DO THIS: Return all the data below as it stands, minus the pictures.

DATA PROVIDED:
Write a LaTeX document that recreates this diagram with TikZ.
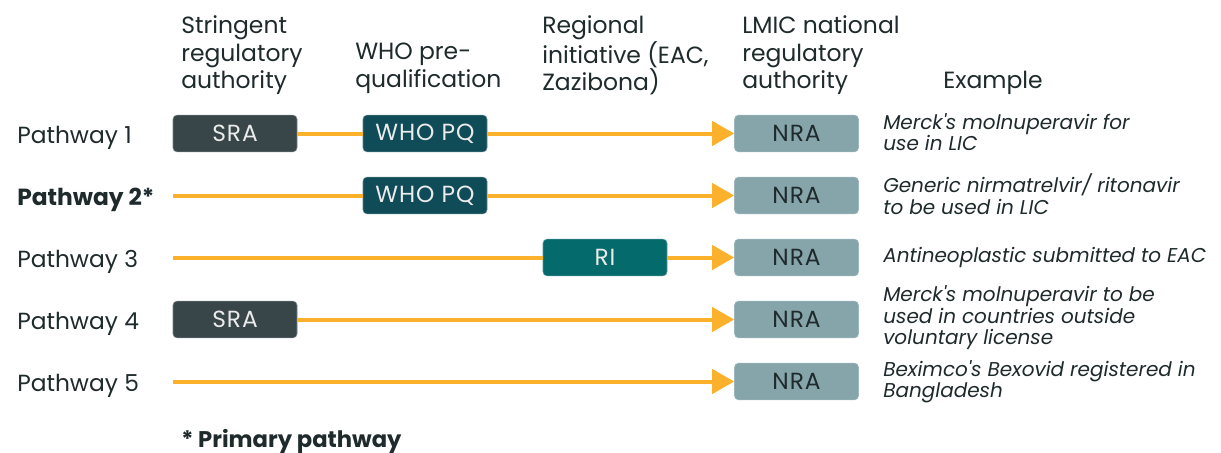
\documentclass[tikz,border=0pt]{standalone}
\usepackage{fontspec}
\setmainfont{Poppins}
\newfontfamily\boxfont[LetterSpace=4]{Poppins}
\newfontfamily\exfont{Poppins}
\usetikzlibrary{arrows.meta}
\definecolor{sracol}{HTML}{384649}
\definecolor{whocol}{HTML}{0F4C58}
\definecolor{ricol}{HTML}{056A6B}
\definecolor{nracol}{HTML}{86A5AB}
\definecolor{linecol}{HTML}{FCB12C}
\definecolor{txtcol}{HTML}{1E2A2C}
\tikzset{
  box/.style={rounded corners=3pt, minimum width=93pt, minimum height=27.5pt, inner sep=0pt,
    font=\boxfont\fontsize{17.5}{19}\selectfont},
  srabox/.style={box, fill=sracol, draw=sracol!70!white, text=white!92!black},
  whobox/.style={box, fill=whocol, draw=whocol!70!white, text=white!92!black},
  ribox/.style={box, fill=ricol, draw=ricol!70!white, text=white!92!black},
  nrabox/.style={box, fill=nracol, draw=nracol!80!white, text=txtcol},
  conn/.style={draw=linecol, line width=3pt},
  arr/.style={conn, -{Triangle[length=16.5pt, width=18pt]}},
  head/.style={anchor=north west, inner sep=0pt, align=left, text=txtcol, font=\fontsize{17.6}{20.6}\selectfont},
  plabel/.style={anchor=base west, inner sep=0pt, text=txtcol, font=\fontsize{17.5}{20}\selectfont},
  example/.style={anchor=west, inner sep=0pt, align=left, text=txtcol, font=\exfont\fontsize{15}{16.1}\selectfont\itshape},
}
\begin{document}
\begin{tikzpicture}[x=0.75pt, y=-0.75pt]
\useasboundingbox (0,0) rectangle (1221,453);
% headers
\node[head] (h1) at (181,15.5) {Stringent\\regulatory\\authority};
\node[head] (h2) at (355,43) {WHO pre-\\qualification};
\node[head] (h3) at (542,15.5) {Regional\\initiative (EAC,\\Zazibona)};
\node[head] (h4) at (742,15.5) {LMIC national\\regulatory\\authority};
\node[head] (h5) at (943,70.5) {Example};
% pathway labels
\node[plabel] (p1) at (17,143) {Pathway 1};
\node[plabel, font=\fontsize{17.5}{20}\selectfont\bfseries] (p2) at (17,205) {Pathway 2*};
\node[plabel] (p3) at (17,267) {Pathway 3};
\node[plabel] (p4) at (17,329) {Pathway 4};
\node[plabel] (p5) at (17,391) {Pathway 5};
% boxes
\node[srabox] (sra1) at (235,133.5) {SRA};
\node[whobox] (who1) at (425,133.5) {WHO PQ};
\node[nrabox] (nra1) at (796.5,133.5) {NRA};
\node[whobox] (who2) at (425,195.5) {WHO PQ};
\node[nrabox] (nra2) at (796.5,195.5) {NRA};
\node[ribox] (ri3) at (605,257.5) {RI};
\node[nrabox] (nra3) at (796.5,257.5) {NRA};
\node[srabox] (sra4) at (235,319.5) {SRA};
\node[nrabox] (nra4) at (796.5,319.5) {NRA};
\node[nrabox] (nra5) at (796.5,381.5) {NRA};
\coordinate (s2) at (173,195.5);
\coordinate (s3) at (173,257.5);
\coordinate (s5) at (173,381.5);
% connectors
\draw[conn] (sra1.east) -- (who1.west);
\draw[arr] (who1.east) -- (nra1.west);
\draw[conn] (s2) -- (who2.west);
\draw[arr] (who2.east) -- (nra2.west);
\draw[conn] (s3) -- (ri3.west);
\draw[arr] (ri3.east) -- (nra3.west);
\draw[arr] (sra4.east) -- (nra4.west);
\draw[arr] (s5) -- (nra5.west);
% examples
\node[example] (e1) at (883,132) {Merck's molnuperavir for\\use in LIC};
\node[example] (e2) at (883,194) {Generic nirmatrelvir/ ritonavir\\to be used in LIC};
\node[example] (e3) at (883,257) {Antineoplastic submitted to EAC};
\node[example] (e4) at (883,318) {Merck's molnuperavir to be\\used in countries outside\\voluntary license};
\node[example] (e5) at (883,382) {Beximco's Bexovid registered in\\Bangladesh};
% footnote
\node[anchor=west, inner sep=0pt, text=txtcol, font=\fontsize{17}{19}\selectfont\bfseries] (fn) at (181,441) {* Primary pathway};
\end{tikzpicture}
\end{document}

THE REPLY:
Write a LaTeX document that recreates this diagram with TikZ.
\documentclass[tikz,border=0pt]{standalone}
\usepackage{fontspec}
\setmainfont{Poppins}
\newfontfamily\boxfont[LetterSpace=4]{Poppins}
\newfontfamily\exfont{Poppins}
\usetikzlibrary{arrows.meta}
\definecolor{sracol}{HTML}{384649}
\definecolor{whocol}{HTML}{0F4C58}
\definecolor{ricol}{HTML}{056A6B}
\definecolor{nracol}{HTML}{86A5AB}
\definecolor{linecol}{HTML}{FCB12C}
\definecolor{txtcol}{HTML}{1E2A2C}
\tikzset{
  box/.style={rounded corners=3pt, minimum width=93pt, minimum height=27.5pt, inner sep=0pt,
    font=\boxfont\fontsize{17.5}{19}\selectfont},
  srabox/.style={box, fill=sracol, draw=sracol!70!white, text=white!92!black},
  whobox/.style={box, fill=whocol, draw=whocol!70!white, text=white!92!black},
  ribox/.style={box, fill=ricol, draw=ricol!70!white, text=white!92!black},
  nrabox/.style={box, fill=nracol, draw=nracol!80!white, text=txtcol},
  conn/.style={draw=linecol, line width=3pt},
  arr/.style={conn, -{Triangle[length=16.5pt, width=18pt]}},
  head/.style={anchor=north west, inner sep=0pt, align=left, text=txtcol, font=\fontsize{17.6}{20.6}\selectfont},
  plabel/.style={anchor=base west, inner sep=0pt, text=txtcol, font=\fontsize{17.5}{20}\selectfont},
  example/.style={anchor=west, inner sep=0pt, align=left, text=txtcol, font=\exfont\fontsize{15}{16.1}\selectfont\itshape},
}
\begin{document}
\begin{tikzpicture}[x=0.75pt, y=-0.75pt]
\useasboundingbox (0,0) rectangle (1221,453);
% headers
\node[head] (h1) at (181,15.5) {Stringent\\regulatory\\authority};
\node[head] (h2) at (355,43) {WHO pre-\\qualification};
\node[head] (h3) at (542,15.5) {Regional\\initiative (EAC,\\Zazibona)};
\node[head] (h4) at (742,15.5) {LMIC national\\regulatory\\authority};
\node[head] (h5) at (943,70.5) {Example};
% pathway labels
\node[plabel] (p1) at (17,143) {Pathway 1};
\node[plabel, font=\fontsize{17.5}{20}\selectfont\bfseries] (p2) at (17,205) {Pathway 2*};
\node[plabel] (p3) at (17,267) {Pathway 3};
\node[plabel] (p4) at (17,329) {Pathway 4};
\node[plabel] (p5) at (17,391) {Pathway 5};
% boxes
\node[srabox] (sra1) at (235,133.5) {SRA};
\node[whobox] (who1) at (425,133.5) {WHO PQ};
\node[nrabox] (nra1) at (796.5,133.5) {NRA};
\node[whobox] (who2) at (425,195.5) {WHO PQ};
\node[nrabox] (nra2) at (796.5,195.5) {NRA};
\node[ribox] (ri3) at (605,257.5) {RI};
\node[nrabox] (nra3) at (796.5,257.5) {NRA};
\node[srabox] (sra4) at (235,319.5) {SRA};
\node[nrabox] (nra4) at (796.5,319.5) {NRA};
\node[nrabox] (nra5) at (796.5,381.5) {NRA};
\coordinate (s2) at (173,195.5);
\coordinate (s3) at (173,257.5);
\coordinate (s5) at (173,381.5);
% connectors
\draw[conn] (sra1.east) -- (who1.west);
\draw[arr] (who1.east) -- (nra1.west);
\draw[conn] (s2) -- (who2.west);
\draw[arr] (who2.east) -- (nra2.west);
\draw[conn] (s3) -- (ri3.west);
\draw[arr] (ri3.east) -- (nra3.west);
\draw[arr] (sra4.east) -- (nra4.west);
\draw[arr] (s5) -- (nra5.west);
% examples
\node[example] (e1) at (883,132) {Merck's molnuperavir for\\use in LIC};
\node[example] (e2) at (883,194) {Generic nirmatrelvir/ ritonavir\\to be used in LIC};
\node[example] (e3) at (883,257) {Antineoplastic submitted to EAC};
\node[example] (e4) at (883,318) {Merck's molnuperavir to be\\used in countries outside\\voluntary license};
\node[example] (e5) at (883,382) {Beximco's Bexovid registered in\\Bangladesh};
% footnote
\node[anchor=west, inner sep=0pt, text=txtcol, font=\fontsize{17}{19}\selectfont\bfseries] (fn) at (181,441) {* Primary pathway};
\end{tikzpicture}
\end{document}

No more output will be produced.